Question: "Why does Jesus say, "Do not resist an evil person" in Matthew 5:39?"
Answer: In Matthew 5:39, Jesus commanded His disciples, “Do not resist an evil person.” This command is a part of the Sermon on the Mount that Jesus preached in Matthew 5—7. In this sermon, Jesus discussed many topics including anger, sexual immorality, marriage, fasting, relationships, and more. Through this sermon, He taught His disciples how to live a pure and righteous life before God and others.
When Jesus says, “Do not resist an evil person,” He’s revealing God’s heart for how we are to treat those who wrong us. Here is the context: “You have heard that it was said, ‘Eye for eye, and tooth for tooth.’ But I tell you, do not resist an evil person. If anyone slaps you on the right cheek, turn to them the other cheek also. And if anyone wants to sue you and take your shirt, hand over your coat as well. If anyone forces you to go one mile, go with them two miles“ (Matthew 5:38–41).
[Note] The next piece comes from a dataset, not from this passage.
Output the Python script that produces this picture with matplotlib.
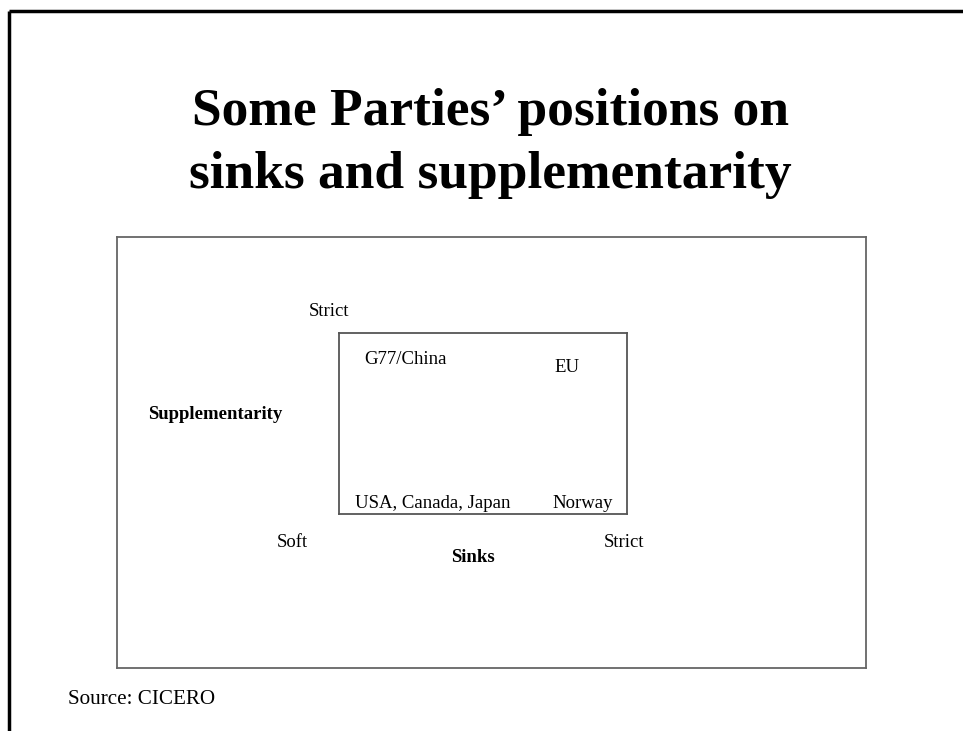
import matplotlib
matplotlib.use("Agg")
import matplotlib.pyplot as plt
from matplotlib.lines import Line2D

plt.rcParams['font.family'] = ['Liberation Serif', 'DejaVu Serif']

title_lines = ["Some Parties\u2019 positions on", "sinks and supplementarity"]
source = "Source: CICERO"

# parties and where they sit (sinks stance, supplementarity stance)
parties = ["G77/China", "EU", "USA, Canada, Japan", "Norway"]
sinks_stance = ["soft", "strict", "soft", "strict"]
supp_stance = ["strict", "strict", "soft", "soft"]

x_axis_name = "Sinks"
y_axis_name = "Supplementarity"
x_ends = ["Soft", "Strict"]
y_end = "Strict"

W, H = 963, 731
fig = plt.figure(figsize=(W / 100, H / 100), dpi=100)

# slide frame (top and left edges only)
fig.add_artist(Line2D([9 / W, 1], [1 - 11 / H, 1 - 11 / H], color='black', lw=2.5,
                      transform=fig.transFigure, solid_capstyle='butt'))
fig.add_artist(Line2D([9 / W, 9 / W], [0, 1 - 11 / H], color='black', lw=2.5,
                      transform=fig.transFigure, solid_capstyle='butt'))

for line, base in zip(title_lines, [125, 188]):
    fig.text(490 / W, 1 - base / H, line, ha='center', va='baseline', fontsize=38.5,
             fontweight='bold')
fig.text(68 / W, 1 - 700 / H, source, ha='left', va='center', fontsize=15.2)

# outer box
outer = fig.add_axes([117 / W, 1 - 668 / H, (866 - 117) / W, (668 - 237) / H])
outer.set_xticks([])
outer.set_yticks([])
for s in outer.spines.values():
    s.set_color('#666666')
    s.set_linewidth(1.3)

# inner box: x = sinks, y = supplementarity
ax = fig.add_axes([339 / W, 1 - 514 / H, (627 - 339) / W, (514 - 333) / H])
ax.set_xlim(0, 1)
ax.set_ylim(0, 1)
ax.set_xticks([])
ax.set_yticks([])
for s in ax.spines.values():
    s.set_color('#555555')
    s.set_linewidth(1.3)

fs = 13.5
layout = {
    ("soft", "strict"): (0.23, 0.855),
    ("strict", "strict"): (0.79, 0.81),
    ("soft", "soft"): (0.325, 0.06),
    ("strict", "soft"): (0.845, 0.06),
}
for name, sk, sp in zip(parties, sinks_stance, supp_stance):
    x, y = layout[(sk, sp)]
    ax.text(x, y, name, ha='center', va='center', fontsize=fs)

ax.text(-0.163, -0.155, x_ends[0], ha='center', va='center', fontsize=fs, clip_on=False)
ax.text(0.99, -0.155, x_ends[1], ha='center', va='center', fontsize=fs, clip_on=False)
ax.text(0.465, -0.243, x_axis_name, ha='center', va='center', fontsize=fs,
        fontweight='bold', clip_on=False)
ax.text(-0.035, 1.12, y_end, ha='center', va='center', fontsize=fs, clip_on=False)
ax.text(-0.43, 0.547, y_axis_name, ha='center', va='center', fontsize=fs,
        fontweight='bold', clip_on=False)

fig.savefig("out.png", dpi=100)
Instead of seeking revenge, Jesus tells us that we should “turn the other cheek.” In other words, we should adopt an attitude of humility and seek to be peaceful with those who have wronged us.
It’s important to note that by saying, “Do not resist an evil person,” Jesus is not requiring us to be pacifists or to never resist evil forces. In fact, James 4:7 and 1 Peter 5:9 command us to resist the devil and his evil practices. If a believer or his loved ones are threatened or attacked, it’s not wrong to take up a defense or to seek appropriate justice against the wrongdoer. What Jesus does require by commanding us not to resist an evil person is to not retaliate. We do not respond in kind, and we shouldn’t try to “get even.” And, when the offense is nothing more than a personal slight, we can ignore it altogether.
By not seeking revenge or retaliation against people who have personally wronged us, we are actually able to reveal to them what God is like. God, in His grace, does not retaliate against those who wrong Him; He does not try to “get even” with sinners. Rather, God invites them into a relationship with Himself and, in Christ, offers to forgive them of their sins.
Perhaps the most important reason we should not resist an evil person is that Jesus Himself did not. Jesus practiced what He preached. When He was arrested and crucified, Jesus did not fight back or resist. He did not seek revenge or try and “get even” with His tormentors. Rather, He loved them and died for them, and He asked His Heavenly Father to forgive them for the wrong they committed (Luke 23:34). Following Jesus’ example, we should not resist an evil person. We, too, can choose to love and forgive those who have wronged us.
As believers, we should not resist an evil person. The Lord teaches us that it’s wrong to retaliate and seek revenge, and we should model the example of our Savior. The apostle Paul sums it up in Romans 12:21: “Do not be overcome by evil, but overcome evil with good.”